• What to work on: Repeat every line of the data exactly, but not the pictures.

• Source data:
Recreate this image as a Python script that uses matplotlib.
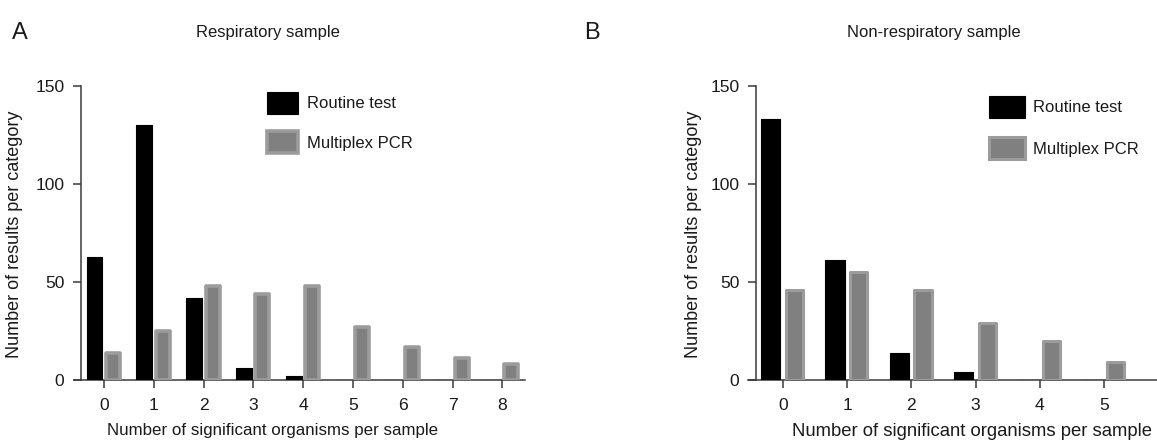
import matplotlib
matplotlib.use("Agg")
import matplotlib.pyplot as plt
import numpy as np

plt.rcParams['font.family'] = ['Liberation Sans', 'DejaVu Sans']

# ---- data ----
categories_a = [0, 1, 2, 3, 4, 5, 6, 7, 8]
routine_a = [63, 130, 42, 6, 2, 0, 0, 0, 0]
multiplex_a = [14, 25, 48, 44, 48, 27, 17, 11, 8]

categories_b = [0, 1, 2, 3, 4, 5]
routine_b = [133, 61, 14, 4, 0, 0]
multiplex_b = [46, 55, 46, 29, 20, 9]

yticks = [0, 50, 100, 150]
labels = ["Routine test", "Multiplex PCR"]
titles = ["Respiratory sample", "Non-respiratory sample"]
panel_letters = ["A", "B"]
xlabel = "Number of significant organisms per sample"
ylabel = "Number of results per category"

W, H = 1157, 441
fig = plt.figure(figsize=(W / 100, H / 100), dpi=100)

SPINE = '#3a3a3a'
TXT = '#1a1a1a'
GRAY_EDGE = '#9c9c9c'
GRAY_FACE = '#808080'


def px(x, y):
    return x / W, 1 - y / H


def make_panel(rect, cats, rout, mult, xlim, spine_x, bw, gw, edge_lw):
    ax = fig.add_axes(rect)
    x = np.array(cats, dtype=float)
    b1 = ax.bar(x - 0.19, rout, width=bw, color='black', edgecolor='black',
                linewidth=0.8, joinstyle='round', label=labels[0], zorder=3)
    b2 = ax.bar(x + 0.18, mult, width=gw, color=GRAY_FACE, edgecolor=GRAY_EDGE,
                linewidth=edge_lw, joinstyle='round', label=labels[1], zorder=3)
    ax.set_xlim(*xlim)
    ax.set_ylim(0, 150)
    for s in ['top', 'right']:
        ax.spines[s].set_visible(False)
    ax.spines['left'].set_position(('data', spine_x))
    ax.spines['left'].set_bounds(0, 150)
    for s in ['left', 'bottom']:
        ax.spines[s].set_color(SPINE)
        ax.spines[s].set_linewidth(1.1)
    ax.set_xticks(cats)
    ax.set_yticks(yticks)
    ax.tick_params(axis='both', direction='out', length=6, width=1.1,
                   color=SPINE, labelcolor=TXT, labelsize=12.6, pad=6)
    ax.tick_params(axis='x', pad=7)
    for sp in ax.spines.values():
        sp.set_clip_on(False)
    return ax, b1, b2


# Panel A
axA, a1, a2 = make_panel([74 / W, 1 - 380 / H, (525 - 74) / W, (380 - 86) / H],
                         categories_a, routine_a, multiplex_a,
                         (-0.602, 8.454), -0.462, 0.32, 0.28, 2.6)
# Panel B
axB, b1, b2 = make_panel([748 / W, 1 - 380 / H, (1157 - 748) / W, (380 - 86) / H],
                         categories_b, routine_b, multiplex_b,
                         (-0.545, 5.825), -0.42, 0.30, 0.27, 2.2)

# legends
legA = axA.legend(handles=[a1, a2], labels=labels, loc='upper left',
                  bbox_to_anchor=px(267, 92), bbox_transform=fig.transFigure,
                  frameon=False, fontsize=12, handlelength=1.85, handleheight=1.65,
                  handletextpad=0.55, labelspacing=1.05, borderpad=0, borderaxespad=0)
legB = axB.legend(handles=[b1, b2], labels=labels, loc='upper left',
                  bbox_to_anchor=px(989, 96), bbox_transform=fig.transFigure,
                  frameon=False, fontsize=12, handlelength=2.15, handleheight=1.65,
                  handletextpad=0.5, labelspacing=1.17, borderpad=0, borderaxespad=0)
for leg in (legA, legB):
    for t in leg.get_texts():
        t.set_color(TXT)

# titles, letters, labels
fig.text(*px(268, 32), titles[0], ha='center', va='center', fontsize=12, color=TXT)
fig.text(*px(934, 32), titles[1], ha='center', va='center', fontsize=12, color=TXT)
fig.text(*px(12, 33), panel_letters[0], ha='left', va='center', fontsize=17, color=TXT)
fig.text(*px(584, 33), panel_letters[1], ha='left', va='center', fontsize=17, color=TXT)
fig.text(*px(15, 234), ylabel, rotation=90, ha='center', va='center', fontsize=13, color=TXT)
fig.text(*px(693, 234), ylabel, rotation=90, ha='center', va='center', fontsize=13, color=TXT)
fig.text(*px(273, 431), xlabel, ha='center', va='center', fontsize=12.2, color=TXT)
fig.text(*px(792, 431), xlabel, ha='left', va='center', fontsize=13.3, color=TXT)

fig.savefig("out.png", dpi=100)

• The result:
Recreate this image as a Python script that uses matplotlib.
import matplotlib
matplotlib.use("Agg")
import matplotlib.pyplot as plt
import numpy as np

plt.rcParams['font.family'] = ['Liberation Sans', 'DejaVu Sans']

# ---- data ----
categories_a = [0, 1, 2, 3, 4, 5, 6, 7, 8]
routine_a = [63, 130, 42, 6, 2, 0, 0, 0, 0]
multiplex_a = [14, 25, 48, 44, 48, 27, 17, 11, 8]

categories_b = [0, 1, 2, 3, 4, 5]
routine_b = [133, 61, 14, 4, 0, 0]
multiplex_b = [46, 55, 46, 29, 20, 9]

yticks = [0, 50, 100, 150]
labels = ["Routine test", "Multiplex PCR"]
titles = ["Respiratory sample", "Non-respiratory sample"]
panel_letters = ["A", "B"]
xlabel = "Number of significant organisms per sample"
ylabel = "Number of results per category"

W, H = 1157, 441
fig = plt.figure(figsize=(W / 100, H / 100), dpi=100)

SPINE = '#3a3a3a'
TXT = '#1a1a1a'
GRAY_EDGE = '#9c9c9c'
GRAY_FACE = '#808080'


def px(x, y):
    return x / W, 1 - y / H


def make_panel(rect, cats, rout, mult, xlim, spine_x, bw, gw, edge_lw):
    ax = fig.add_axes(rect)
    x = np.array(cats, dtype=float)
    b1 = ax.bar(x - 0.19, rout, width=bw, color='black', edgecolor='black',
                linewidth=0.8, joinstyle='round', label=labels[0], zorder=3)
    b2 = ax.bar(x + 0.18, mult, width=gw, color=GRAY_FACE, edgecolor=GRAY_EDGE,
                linewidth=edge_lw, joinstyle='round', label=labels[1], zorder=3)
    ax.set_xlim(*xlim)
    ax.set_ylim(0, 150)
    for s in ['top', 'right']:
        ax.spines[s].set_visible(False)
    ax.spines['left'].set_position(('data', spine_x))
    ax.spines['left'].set_bounds(0, 150)
    for s in ['left', 'bottom']:
        ax.spines[s].set_color(SPINE)
        ax.spines[s].set_linewidth(1.1)
    ax.set_xticks(cats)
    ax.set_yticks(yticks)
    ax.tick_params(axis='both', direction='out', length=6, width=1.1,
                   color=SPINE, labelcolor=TXT, labelsize=12.6, pad=6)
    ax.tick_params(axis='x', pad=7)
    for sp in ax.spines.values():
        sp.set_clip_on(False)
    return ax, b1, b2


# Panel A
axA, a1, a2 = make_panel([74 / W, 1 - 380 / H, (525 - 74) / W, (380 - 86) / H],
                         categories_a, routine_a, multiplex_a,
                         (-0.602, 8.454), -0.462, 0.32, 0.28, 2.6)
# Panel B
axB, b1, b2 = make_panel([748 / W, 1 - 380 / H, (1157 - 748) / W, (380 - 86) / H],
                         categories_b, routine_b, multiplex_b,
                         (-0.545, 5.825), -0.42, 0.30, 0.27, 2.2)

# legends
legA = axA.legend(handles=[a1, a2], labels=labels, loc='upper left',
                  bbox_to_anchor=px(267, 92), bbox_transform=fig.transFigure,
                  frameon=False, fontsize=12, handlelength=1.85, handleheight=1.65,
                  handletextpad=0.55, labelspacing=1.05, borderpad=0, borderaxespad=0)
legB = axB.legend(handles=[b1, b2], labels=labels, loc='upper left',
                  bbox_to_anchor=px(989, 96), bbox_transform=fig.transFigure,
                  frameon=False, fontsize=12, handlelength=2.15, handleheight=1.65,
                  handletextpad=0.5, labelspacing=1.17, borderpad=0, borderaxespad=0)
for leg in (legA, legB):
    for t in leg.get_texts():
        t.set_color(TXT)

# titles, letters, labels
fig.text(*px(268, 32), titles[0], ha='center', va='center', fontsize=12, color=TXT)
fig.text(*px(934, 32), titles[1], ha='center', va='center', fontsize=12, color=TXT)
fig.text(*px(12, 33), panel_letters[0], ha='left', va='center', fontsize=17, color=TXT)
fig.text(*px(584, 33), panel_letters[1], ha='left', va='center', fontsize=17, color=TXT)
fig.text(*px(15, 234), ylabel, rotation=90, ha='center', va='center', fontsize=13, color=TXT)
fig.text(*px(693, 234), ylabel, rotation=90, ha='center', va='center', fontsize=13, color=TXT)
fig.text(*px(273, 431), xlabel, ha='center', va='center', fontsize=12.2, color=TXT)
fig.text(*px(792, 431), xlabel, ha='left', va='center', fontsize=13.3, color=TXT)

fig.savefig("out.png", dpi=100)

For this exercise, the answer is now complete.